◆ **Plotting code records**

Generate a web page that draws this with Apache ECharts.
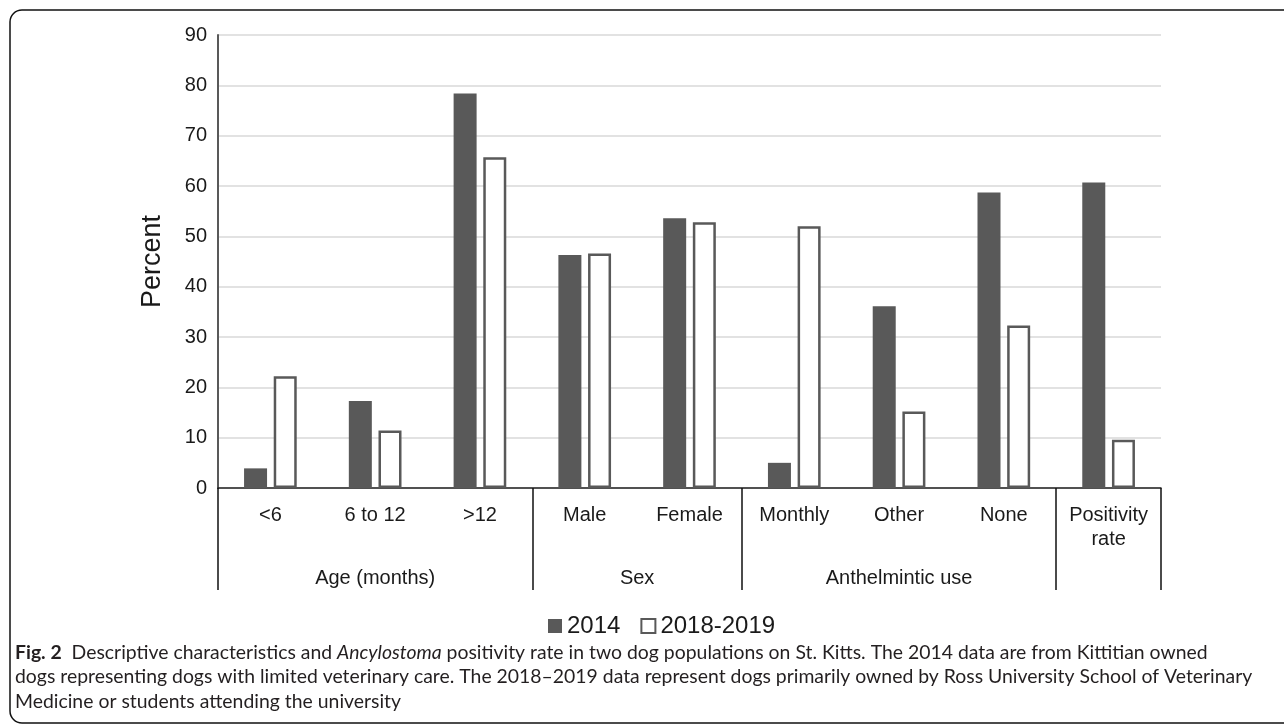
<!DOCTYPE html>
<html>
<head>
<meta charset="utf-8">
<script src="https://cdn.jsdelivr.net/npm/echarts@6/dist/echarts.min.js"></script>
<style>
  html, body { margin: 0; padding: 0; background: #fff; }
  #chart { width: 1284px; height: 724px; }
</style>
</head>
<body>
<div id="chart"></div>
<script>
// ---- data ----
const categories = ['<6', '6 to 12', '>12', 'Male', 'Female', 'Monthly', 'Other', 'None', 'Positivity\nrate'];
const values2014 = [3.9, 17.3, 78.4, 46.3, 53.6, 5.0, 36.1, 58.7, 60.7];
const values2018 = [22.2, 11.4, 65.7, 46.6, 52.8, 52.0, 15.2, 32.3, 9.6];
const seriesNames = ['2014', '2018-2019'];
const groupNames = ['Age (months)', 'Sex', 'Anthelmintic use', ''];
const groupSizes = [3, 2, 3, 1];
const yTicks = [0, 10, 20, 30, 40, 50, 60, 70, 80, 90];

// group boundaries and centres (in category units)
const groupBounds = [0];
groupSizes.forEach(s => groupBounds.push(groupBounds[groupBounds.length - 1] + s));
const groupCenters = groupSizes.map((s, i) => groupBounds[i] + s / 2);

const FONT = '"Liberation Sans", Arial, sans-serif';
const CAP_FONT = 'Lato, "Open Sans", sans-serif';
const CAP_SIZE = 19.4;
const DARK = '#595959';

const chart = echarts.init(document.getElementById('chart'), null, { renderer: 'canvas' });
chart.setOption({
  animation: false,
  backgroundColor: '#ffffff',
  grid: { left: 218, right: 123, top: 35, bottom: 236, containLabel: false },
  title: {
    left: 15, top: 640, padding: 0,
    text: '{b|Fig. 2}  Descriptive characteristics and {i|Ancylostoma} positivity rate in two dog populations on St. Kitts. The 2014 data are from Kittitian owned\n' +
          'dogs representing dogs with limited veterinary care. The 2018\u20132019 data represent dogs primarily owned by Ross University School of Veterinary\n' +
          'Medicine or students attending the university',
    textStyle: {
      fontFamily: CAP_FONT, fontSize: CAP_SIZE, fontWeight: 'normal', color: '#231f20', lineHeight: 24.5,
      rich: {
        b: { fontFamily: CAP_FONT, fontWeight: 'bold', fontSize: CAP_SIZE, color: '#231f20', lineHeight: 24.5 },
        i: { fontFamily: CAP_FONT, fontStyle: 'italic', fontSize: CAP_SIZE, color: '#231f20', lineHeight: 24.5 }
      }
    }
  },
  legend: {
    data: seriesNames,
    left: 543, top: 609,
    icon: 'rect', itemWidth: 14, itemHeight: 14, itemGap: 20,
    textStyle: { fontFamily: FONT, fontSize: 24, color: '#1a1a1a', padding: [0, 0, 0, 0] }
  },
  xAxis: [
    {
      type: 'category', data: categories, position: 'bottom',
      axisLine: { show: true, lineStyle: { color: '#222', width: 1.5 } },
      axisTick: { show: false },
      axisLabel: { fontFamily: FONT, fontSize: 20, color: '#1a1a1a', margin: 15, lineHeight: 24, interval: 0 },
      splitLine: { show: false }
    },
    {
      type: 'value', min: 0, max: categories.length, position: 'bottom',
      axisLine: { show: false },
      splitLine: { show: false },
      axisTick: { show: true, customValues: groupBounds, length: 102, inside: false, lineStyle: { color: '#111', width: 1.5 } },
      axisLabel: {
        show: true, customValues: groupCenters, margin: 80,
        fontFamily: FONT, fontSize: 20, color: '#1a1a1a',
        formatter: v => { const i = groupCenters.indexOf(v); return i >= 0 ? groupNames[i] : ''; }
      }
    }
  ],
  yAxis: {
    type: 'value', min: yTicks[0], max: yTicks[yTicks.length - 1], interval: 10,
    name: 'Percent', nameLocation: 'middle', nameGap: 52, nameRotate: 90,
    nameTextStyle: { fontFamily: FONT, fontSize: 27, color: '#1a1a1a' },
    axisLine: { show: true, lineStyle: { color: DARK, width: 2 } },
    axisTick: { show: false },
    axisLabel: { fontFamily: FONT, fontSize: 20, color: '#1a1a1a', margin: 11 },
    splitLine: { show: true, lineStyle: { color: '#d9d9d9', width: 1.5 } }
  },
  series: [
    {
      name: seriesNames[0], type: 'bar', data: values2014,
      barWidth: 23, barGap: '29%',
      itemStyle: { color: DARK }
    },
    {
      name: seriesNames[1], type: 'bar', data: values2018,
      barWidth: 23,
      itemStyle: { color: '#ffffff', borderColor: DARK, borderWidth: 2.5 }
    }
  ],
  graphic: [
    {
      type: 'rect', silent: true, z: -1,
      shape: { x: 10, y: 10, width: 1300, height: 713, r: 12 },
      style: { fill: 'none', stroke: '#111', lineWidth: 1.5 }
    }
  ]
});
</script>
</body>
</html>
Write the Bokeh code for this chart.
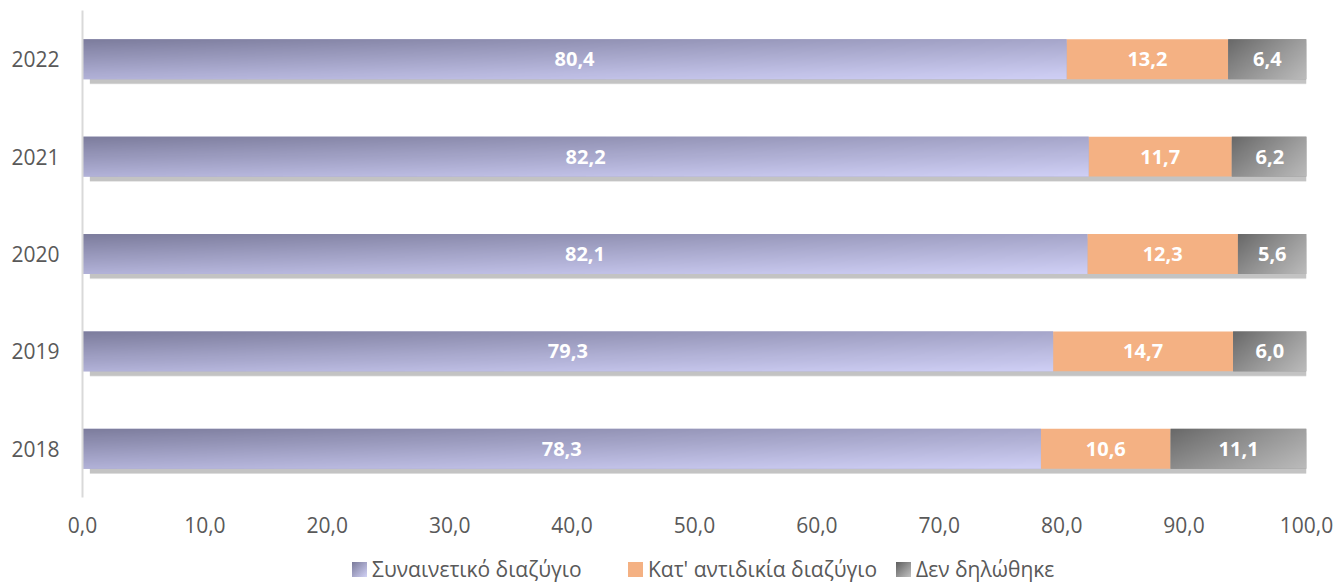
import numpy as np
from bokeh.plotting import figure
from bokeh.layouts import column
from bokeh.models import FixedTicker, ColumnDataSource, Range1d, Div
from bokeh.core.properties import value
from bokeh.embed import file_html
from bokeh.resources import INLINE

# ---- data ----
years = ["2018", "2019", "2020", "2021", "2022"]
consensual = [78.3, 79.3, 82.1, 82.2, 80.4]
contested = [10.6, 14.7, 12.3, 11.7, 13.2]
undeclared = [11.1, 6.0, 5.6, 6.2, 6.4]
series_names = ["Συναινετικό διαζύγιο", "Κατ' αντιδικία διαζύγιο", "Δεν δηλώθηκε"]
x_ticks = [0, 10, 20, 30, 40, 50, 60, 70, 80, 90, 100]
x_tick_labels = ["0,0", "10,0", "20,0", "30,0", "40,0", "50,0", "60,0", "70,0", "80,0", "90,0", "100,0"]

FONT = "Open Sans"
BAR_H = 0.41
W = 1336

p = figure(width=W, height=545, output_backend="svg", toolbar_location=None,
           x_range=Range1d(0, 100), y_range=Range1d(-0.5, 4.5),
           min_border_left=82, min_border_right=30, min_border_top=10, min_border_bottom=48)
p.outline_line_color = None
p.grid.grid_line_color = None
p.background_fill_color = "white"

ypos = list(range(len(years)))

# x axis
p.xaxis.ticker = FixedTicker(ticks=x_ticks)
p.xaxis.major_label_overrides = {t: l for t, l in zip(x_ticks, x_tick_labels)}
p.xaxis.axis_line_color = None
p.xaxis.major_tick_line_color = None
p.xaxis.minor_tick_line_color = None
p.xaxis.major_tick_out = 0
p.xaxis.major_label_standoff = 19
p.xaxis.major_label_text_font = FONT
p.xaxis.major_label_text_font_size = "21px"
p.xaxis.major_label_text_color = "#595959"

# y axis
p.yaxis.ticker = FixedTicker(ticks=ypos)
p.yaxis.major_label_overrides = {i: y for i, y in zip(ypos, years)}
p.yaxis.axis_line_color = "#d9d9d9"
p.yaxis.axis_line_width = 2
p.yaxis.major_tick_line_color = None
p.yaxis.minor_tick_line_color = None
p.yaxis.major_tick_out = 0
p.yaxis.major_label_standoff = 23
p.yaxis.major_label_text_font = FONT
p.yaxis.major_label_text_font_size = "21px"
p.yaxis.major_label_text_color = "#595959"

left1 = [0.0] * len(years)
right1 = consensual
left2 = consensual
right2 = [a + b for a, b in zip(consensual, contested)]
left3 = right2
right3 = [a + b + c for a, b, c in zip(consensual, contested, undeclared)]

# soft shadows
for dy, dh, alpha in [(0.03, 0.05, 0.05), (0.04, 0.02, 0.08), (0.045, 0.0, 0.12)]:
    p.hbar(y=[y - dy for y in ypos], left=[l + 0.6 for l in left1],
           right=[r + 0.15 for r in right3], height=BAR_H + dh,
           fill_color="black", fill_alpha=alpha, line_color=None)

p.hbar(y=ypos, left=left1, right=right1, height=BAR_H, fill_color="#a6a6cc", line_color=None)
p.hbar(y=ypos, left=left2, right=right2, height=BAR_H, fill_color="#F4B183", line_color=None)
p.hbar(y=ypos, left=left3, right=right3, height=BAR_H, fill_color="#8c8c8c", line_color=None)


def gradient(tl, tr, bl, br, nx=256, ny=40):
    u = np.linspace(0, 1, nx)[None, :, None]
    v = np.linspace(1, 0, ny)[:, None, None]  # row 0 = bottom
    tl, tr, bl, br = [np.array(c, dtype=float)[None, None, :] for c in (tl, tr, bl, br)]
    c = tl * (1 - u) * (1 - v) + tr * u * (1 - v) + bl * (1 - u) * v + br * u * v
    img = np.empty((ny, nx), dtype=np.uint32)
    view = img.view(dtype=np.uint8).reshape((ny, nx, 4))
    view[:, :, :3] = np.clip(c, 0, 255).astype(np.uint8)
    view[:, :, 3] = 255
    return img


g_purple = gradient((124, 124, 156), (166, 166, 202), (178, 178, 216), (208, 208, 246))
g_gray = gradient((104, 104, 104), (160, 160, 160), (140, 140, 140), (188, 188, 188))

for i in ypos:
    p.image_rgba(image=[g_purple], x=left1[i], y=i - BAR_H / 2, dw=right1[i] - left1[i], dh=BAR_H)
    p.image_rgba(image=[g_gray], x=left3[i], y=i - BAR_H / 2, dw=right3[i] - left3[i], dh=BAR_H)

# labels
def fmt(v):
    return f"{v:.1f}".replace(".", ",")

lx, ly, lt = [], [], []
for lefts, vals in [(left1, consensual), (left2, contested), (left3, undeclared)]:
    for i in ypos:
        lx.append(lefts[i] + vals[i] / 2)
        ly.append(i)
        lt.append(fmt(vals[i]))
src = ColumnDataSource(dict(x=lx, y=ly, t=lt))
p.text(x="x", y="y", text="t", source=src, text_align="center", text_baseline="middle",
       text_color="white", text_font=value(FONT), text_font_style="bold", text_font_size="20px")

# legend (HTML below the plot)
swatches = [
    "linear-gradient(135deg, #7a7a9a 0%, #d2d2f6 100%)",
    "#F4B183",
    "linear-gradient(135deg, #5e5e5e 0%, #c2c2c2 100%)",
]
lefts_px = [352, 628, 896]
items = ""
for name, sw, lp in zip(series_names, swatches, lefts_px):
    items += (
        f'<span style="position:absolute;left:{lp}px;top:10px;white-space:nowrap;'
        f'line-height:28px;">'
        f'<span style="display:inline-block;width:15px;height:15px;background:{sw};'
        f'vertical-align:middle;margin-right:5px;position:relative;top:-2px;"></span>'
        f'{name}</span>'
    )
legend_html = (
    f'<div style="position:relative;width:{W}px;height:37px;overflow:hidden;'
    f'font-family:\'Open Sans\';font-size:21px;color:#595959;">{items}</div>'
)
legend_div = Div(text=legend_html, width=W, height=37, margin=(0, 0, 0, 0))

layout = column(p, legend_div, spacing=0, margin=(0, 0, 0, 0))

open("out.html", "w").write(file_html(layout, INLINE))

◆ **Aim of the exercise**
Display every line of the listing that contains the string "this".

◆ **Task answer**
Generate a web page that draws this with Apache ECharts.
Write the Bokeh code for this chart.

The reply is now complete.